We have 4 possible tags describing an issue life cycle:

  • actionable: This issue can be resolved right now by anyone. If an issue is actionable, just take it and send a PR.
  • to-split: The issue is too large (in scope) and should be broken down into smaller actionable parts. An issue to-split is a good place to discuss implementation details of a feature.
  • to-discuss: This means the issue needs discussion and the Banana team needs to decide whether or not they want to add this feature to a project.
  • to-confirm: This tag is mainly used on bug type issues until someone can reproduce the issue. Make sure to add steps to reproduce each bug so the issue can be tagged as actionable right away.
Type

Multiple types of issues can exist within a project. The main ones are:

  • feature: A suggested new feature to the project.
  • bug
  • maintenance: Everything related to the project build system, tests, refactoring, third-party, etc
  • documentation
  • meta: An issue related to the project management. Permissions, release, changelog, etc.
Difficulty

We label things with three levels of difficulty: easy, medium, hard

Difficulty is rated based on the number of moving parts / system section of a particular issue needs to touch. An issue which can be fixed by changing a single method is easy. But an issue requiring changes in 3 parts of the system is hard.

We rate the difficulty level this way in order to provide insight to new contributor on the level of commitment needed to resolve an issue. A hard issue will require a longer time learning Banana internals and an easy issue will probably only require some level of node.js knowledge.

Milestone

A milestone represent a future release version.

Banana versions follow as close as possible the semver specification. This means new features get implemented in minor versions. Breaking changes are added in major versions. And bug fixes are done with patch releases.

This means some issues might be delayed until we’re ready to publish a version in which the changes can be incorporated.

Here are some examples:

  1. A Pull Request adding a new feature might be delayed until the current Banana version is stable enough so we can concentrate on the next minor release.
  2. Some issues might not be suitable to fix until a major release because they imply breaking backwards compatibility.

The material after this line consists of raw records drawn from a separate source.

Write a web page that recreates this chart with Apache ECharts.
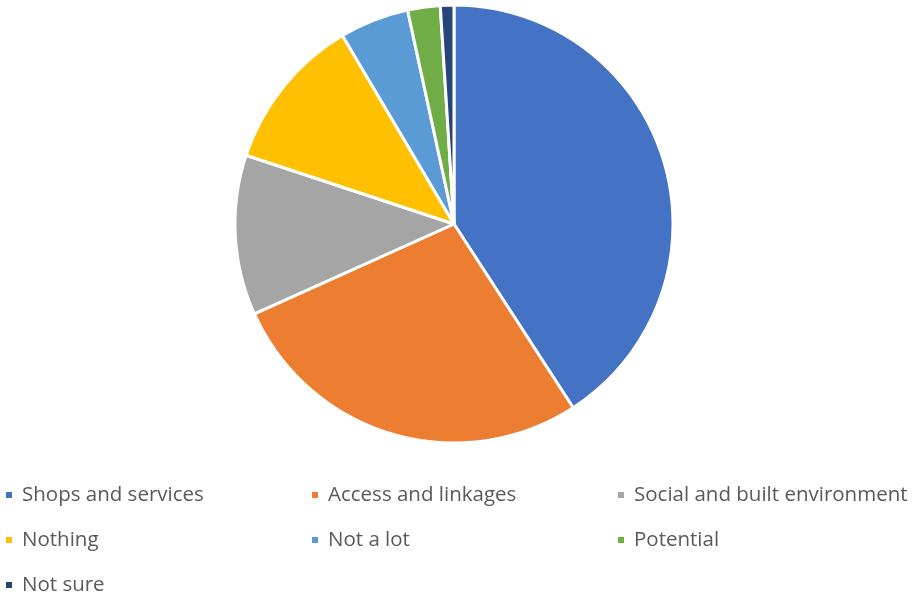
<!DOCTYPE html>
<html>
<head>
<meta charset="utf-8">
<script src="https://cdn.jsdelivr.net/npm/echarts@6/dist/echarts.min.js"></script>
<style>
  html, body { margin: 0; padding: 0; background: #ffffff; }
  #chart { width: 915px; height: 595px; }
</style>
</head>
<body>
<div id="chart"></div>
<script>
// Categories and their shares (%)
const categories = [
  'Shops and services',
  'Access and linkages',
  'Social and built environment',
  'Nothing',
  'Not a lot',
  'Potential',
  'Not sure'
];
const shares = [40.8, 27.4, 11.8, 11.4, 5.1, 2.4, 1.0];
const colors = ['#4472C4', '#ED7D31', '#A5A5A5', '#FFC000', '#5B9BD5', '#70AD47', '#264478'];

// Legend columns (left to right), items stacked top to bottom
const legendColumns = [
  ['Shops and services', 'Nothing', 'Not sure'],
  ['Access and linkages', 'Not a lot'],
  ['Social and built environment', 'Potential']
];
const legendLeft = [4, 310, 616];

const chart = echarts.init(document.getElementById('chart'));

const legendBase = {
  orient: 'vertical',
  top: 483,
  height: 130,
  padding: 0,
  icon: 'rect',
  itemWidth: 8,
  itemHeight: 8,
  itemGap: 21,
  textStyle: {
    color: '#595959',
    fontFamily: 'Open Sans',
    fontSize: 20.5,
    lineHeight: 24,
    padding: [0, 0, 0, 4]
  }
};

chart.setOption({
  animation: false,
  color: colors,
  legend: legendColumns.map((col, i) => Object.assign({}, legendBase, {
    left: legendLeft[i],
    data: col
  })),
  series: [{
    type: 'pie',
    center: [454, 224],
    radius: [0, 219],
    startAngle: 90,
    clockwise: true,
    label: { show: false },
    labelLine: { show: false },
    itemStyle: { borderColor: '#ffffff', borderWidth: 3 },
    emphasis: { disabled: true },
    data: categories.map((name, i) => ({ name: name, value: shares[i] }))
  }]
});
</script>
</body>
</html>
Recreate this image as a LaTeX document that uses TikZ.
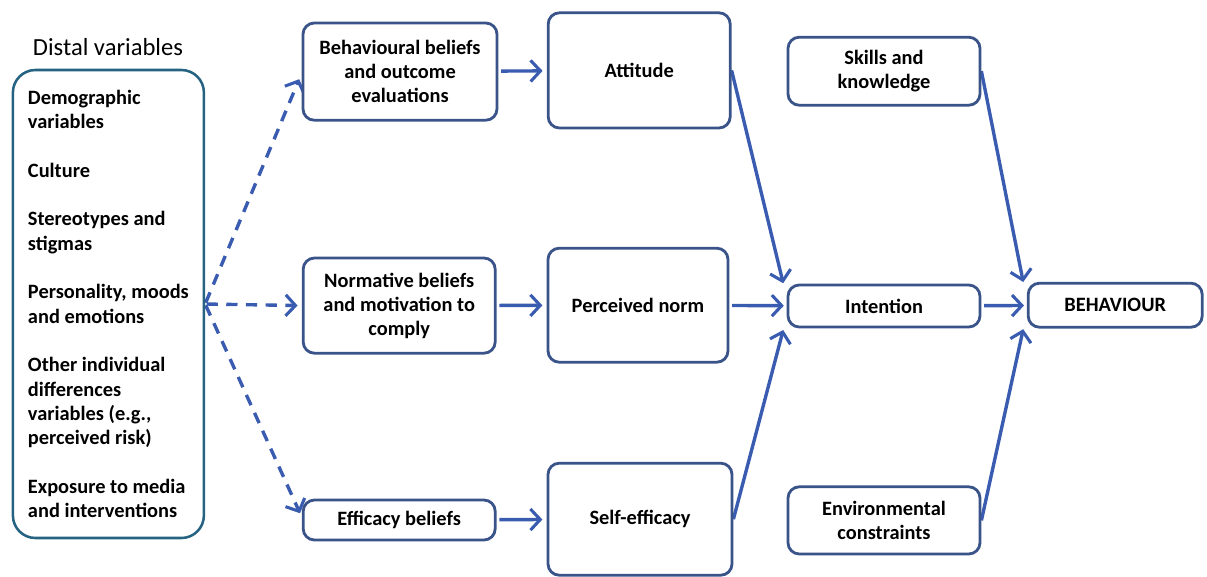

Don’t worry too much about these though. Issues not suitable to be fixed in the near feature won’t be labeled as actionable.

Assignment

A member of the Banana team might have started working on a feature. If so, most of the time we’ll try to assign this member to the issue so everyone knows this issue is already getting resolved by someone else.

If you feel the issue is taking too long to be resolved, feel free to comment on the issue (or email the assignee) to offer doing it yourself.